I suppose an argument can be made that there is no evidence, so any type of trial will have little more value than the decrees already handed down with impunity from the self-appointed and faceless arbiters of guilt and innocence who, of course, can see these things more clearly from their vantage point on the internet than those folk from the Department of Due Process. But there are more sins to go around than just the ones’ Mr. Cosby committed – allegedly (Gah, I hate that.) What other sins, you may ask? Why, the women who were violated didn’t speak up, so they allowed this predator to continue to do what he was doing and the only means for warning off potential victims was the comedy circuit grapevine. That worked really well, didn’t it? Some, doubtless, felt intimidated to say anything against a celebrity, but some were also thinking of their careers in their silence. Yes, maybe they were raped, but their inaction assured that others were in danger, as well. Courage thirty years after the fact doesn’t look much like courage to me.

I have no particular regard for Cosby; I didn’t watch his show and his comedy is definitely a take-it-or-leave-it proposition for me.
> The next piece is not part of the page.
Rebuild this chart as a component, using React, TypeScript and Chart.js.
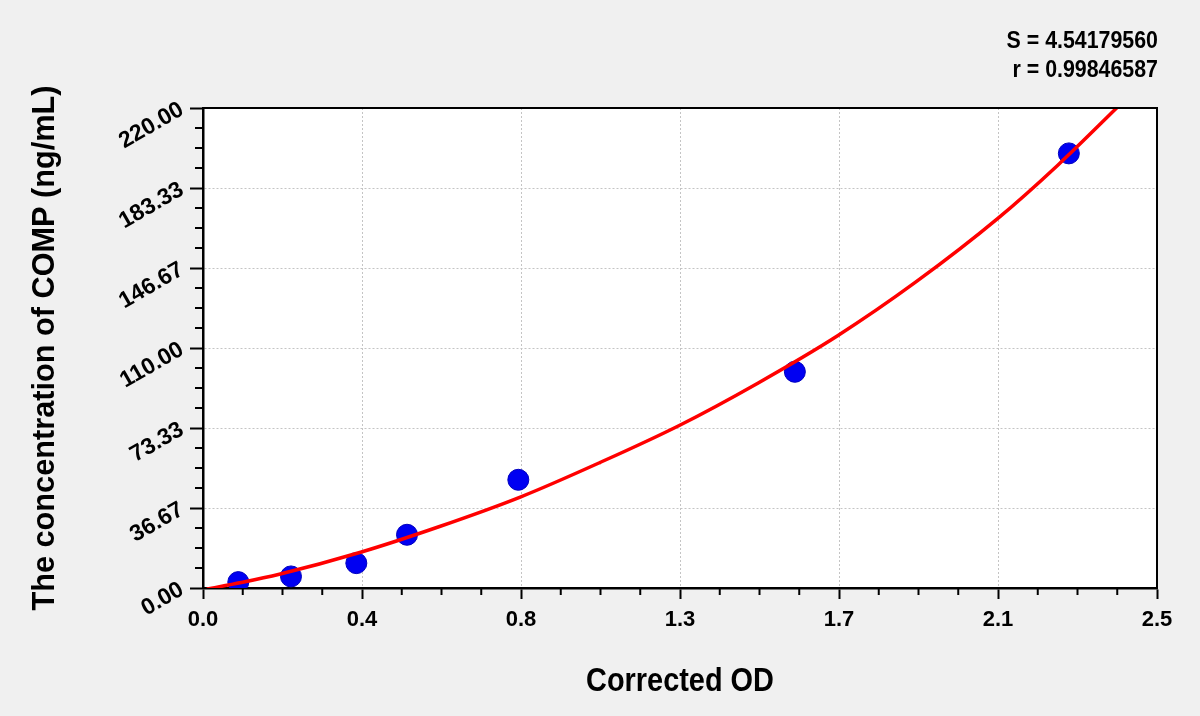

The Fat Albert cartoon was pretty unwatchable and the Jell-O commercials were just a dirty joke waiting to happen. I am not defending him, but I am defending the idea that an accusation has to carry the burden of proof and a mob of voices speaking in concert is not proof. Because with every subsequent woman who comes out against Cosby is another who said nothing and did nothing when action would have meant a hell of a lot more. What can possibly happen as a result of all this? I want more than internet noise. I want proof and there is nothing. I want justice for victimized women and there is nothing. I want a justice system that says a crime is a crime and the passage of time does not change that. Short of a miracle or a crisis of conscience, all the angst will amount to little more than yet another empty media event… and some random stand-up comic got his 15 minutes of fame.